Four years ago Paul Le Guen was among the most highly rated young football managers in the world, his Lyon team was dominating French football and he had quickly built a reputation at Lyon for finding and developing stars such as Michael Essien, Florent Malouda, Éric Abidal, Mahamadou Diarra and Karim Benzema. He resigned as manager of Lyon on the day the club won their 4th straight league title, but disappointing spells with Glasgow Rangers and PSG have since tarnished
his image. He took over African Cup of Nations runners-up Cameroon last summer, with the short term objective of 2010 World Cup qualification and 2010 African Cup of Nations success.

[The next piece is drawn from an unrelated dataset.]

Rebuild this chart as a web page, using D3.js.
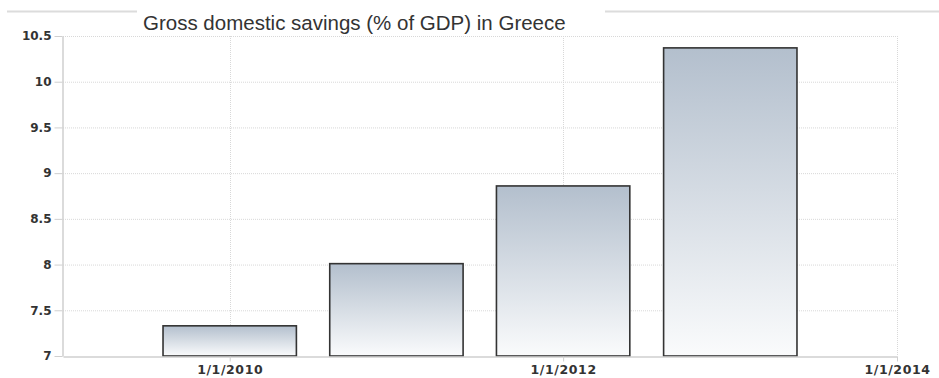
<!DOCTYPE html>
<html>
<head>
<meta charset="utf-8">
<script src="https://cdn.jsdelivr.net/npm/d3@7"></script>
<style>
  body { margin: 0; background: #fff; }
  svg { display: block; }
</style>
</head>
<body>
<svg id="chart" width="939" height="378"></svg>
<script>
// data
var years = [2010, 2011, 2012, 2013];
var savings = [7.33, 8.01, 8.86, 10.37];
var yTicks = [7, 7.5, 8, 8.5, 9, 9.5, 10, 10.5];
var xTickYears = [2010, 2012, 2014];
var title = "Gross domestic savings (% of GDP) in Greece";

var width = 939, height = 378;
var margin = { top: 36, right: 42, bottom: 22, left: 63 };

var svg = d3.select("#chart");

var xScale = d3.scaleTime()
  .domain([new Date(2009, 0, 1), new Date(2014, 0, 1)])
  .range([margin.left, width - margin.right]);

var yScale = d3.scaleLinear()
  .domain([7, 10.5])
  .range([height - margin.bottom, margin.top]);

// gradient for bars
var grad = svg.append("defs").append("linearGradient")
  .attr("id", "barGrad")
  .attr("x1", 0).attr("y1", 0).attr("x2", 0).attr("y2", 1);
grad.append("stop").attr("offset", "0%").attr("stop-color", "#b3bfcd");
grad.append("stop").attr("offset", "100%").attr("stop-color", "#fafbfc");

// top rule
svg.append("line")
  .attr("x1", 7).attr("x2", width)
  .attr("y1", 11.5).attr("y2", 11.5)
  .attr("stroke", "#dcdcdc")
  .attr("stroke-width", 2);

// horizontal grid
svg.append("g")
  .selectAll("line")
  .data(yTicks.slice(1))
  .enter().append("line")
  .attr("x1", margin.left)
  .attr("x2", width - margin.right)
  .attr("y1", function(d) { return yScale(d) + 0.5; })
  .attr("y2", function(d) { return yScale(d) + 0.5; })
  .attr("stroke", "#d8d8d8")
  .attr("stroke-dasharray", "1,1");

// vertical grid
svg.append("g")
  .selectAll("line")
  .data(xTickYears)
  .enter().append("line")
  .attr("x1", function(d) { return Math.round(xScale(new Date(d, 0, 1))) + 0.5; })
  .attr("x2", function(d) { return Math.round(xScale(new Date(d, 0, 1))) + 0.5; })
  .attr("y1", margin.top)
  .attr("y2", height - margin.bottom)
  .attr("stroke", "#d8d8d8")
  .attr("stroke-dasharray", "1,1");

// bars
var halfBar = (xScale(new Date(2011, 0, 1)) - xScale(new Date(2010, 0, 1))) * 0.4;
svg.append("g")
  .selectAll("rect")
  .data(years)
  .enter().append("rect")
  .attr("x", function(d) { return xScale(new Date(d, 0, 1)) - halfBar; })
  .attr("width", halfBar * 2)
  .attr("y", function(d, i) { return yScale(savings[i]); })
  .attr("height", function(d, i) { return yScale(7) - yScale(savings[i]); })
  .attr("fill", "url(#barGrad)")
  .attr("stroke", "#333")
  .attr("stroke-width", 1.6);

// y axis
var yAxis = d3.axisLeft(yScale)
  .tickValues(yTicks)
  .tickSize(8)
  .tickSizeOuter(0)
  .tickPadding(3)
  .tickFormat(function(d) { return d3.format("~g")(d); });

var gy = svg.append("g")
  .attr("transform", "translate(" + (margin.left - 0.5) + ",0)")
  .call(yAxis);
gy.select(".domain").attr("stroke", "#cfcfcf").attr("stroke-width", 1.5);
gy.selectAll(".tick line").attr("stroke", "#cfcfcf");
gy.selectAll(".tick text")
  .attr("fill", "#333")
  .style("font-family", "'DejaVu Sans', sans-serif")
  .style("font-size", "12px")
  .style("font-weight", "bold");

// x axis
var xAxis = d3.axisBottom(xScale)
  .tickValues(xTickYears.map(function(y) { return new Date(y, 0, 1); }))
  .tickSize(5)
  .tickSizeOuter(0)
  .tickPadding(4)
  .tickFormat(d3.timeFormat("%-m/%-d/%Y"));

var gx = svg.append("g")
  .attr("transform", "translate(0," + (height - margin.bottom + 0.5) + ")")
  .call(xAxis);
gx.select(".domain").attr("stroke", "#cfcfcf").attr("stroke-width", 1.5);
gx.selectAll(".tick line").attr("stroke", "#cfcfcf");
gx.selectAll(".tick text")
  .attr("fill", "#333")
  .style("font-family", "'DejaVu Sans', sans-serif")
  .style("font-size", "12.5px")
  .style("font-weight", "bold")
  .style("letter-spacing", "0.6px");

// title with white box
svg.append("rect")
  .attr("x", 137).attr("y", 0)
  .attr("width", 468).attr("height", 36)
  .attr("fill", "#fff");

svg.append("text")
  .attr("x", 143)
  .attr("y", 30)
  .attr("fill", "#333")
  .style("font-family", "'Liberation Sans', Arial, sans-serif")
  .style("font-size", "20.5px")
  .text(title);
</script>
</body>
</html>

Cameroon have arguably the best squad of all the African teams, Kameni, Assou-Ekotto, Song, Bassong and Makoun are all household names in households that know their African footballers and in Samuel Eto'o they have arguably the best striker in world football for the last 5 years, a player who for his international side is much more willing to sacrifice personal glory for the benefit of the team, a tactic employed best under Le Guen's predecessor Otto Pfister who used Eto'o
as a decoy, often taking 2 or 3 opposing players out of the game.

But using Eto'o as a decoy will only work if the opposition fall for it, and devote players to follow him, using the best striker in the world as a right winger (as Guardiola at Barcelona and Mourinho at Inter often did) will work if you have quality players to replace him, but Cameroon do not have a Lionel Messi or a Diego Milito, and so Le Guen's decision to play Eto'o wide on the right against a disciplined, pragmatic and well-drilled Japanese side is baffling.

Japan were far from impressive as an attacking force and provided very little to what was a truly awful game, but they must be praised for their tactical discipline and goalkeeper Eiji Kawashima was impressive when called upon during a late Cameroon flurry of chances which coincided with Eto'o being moved to his preferred central position.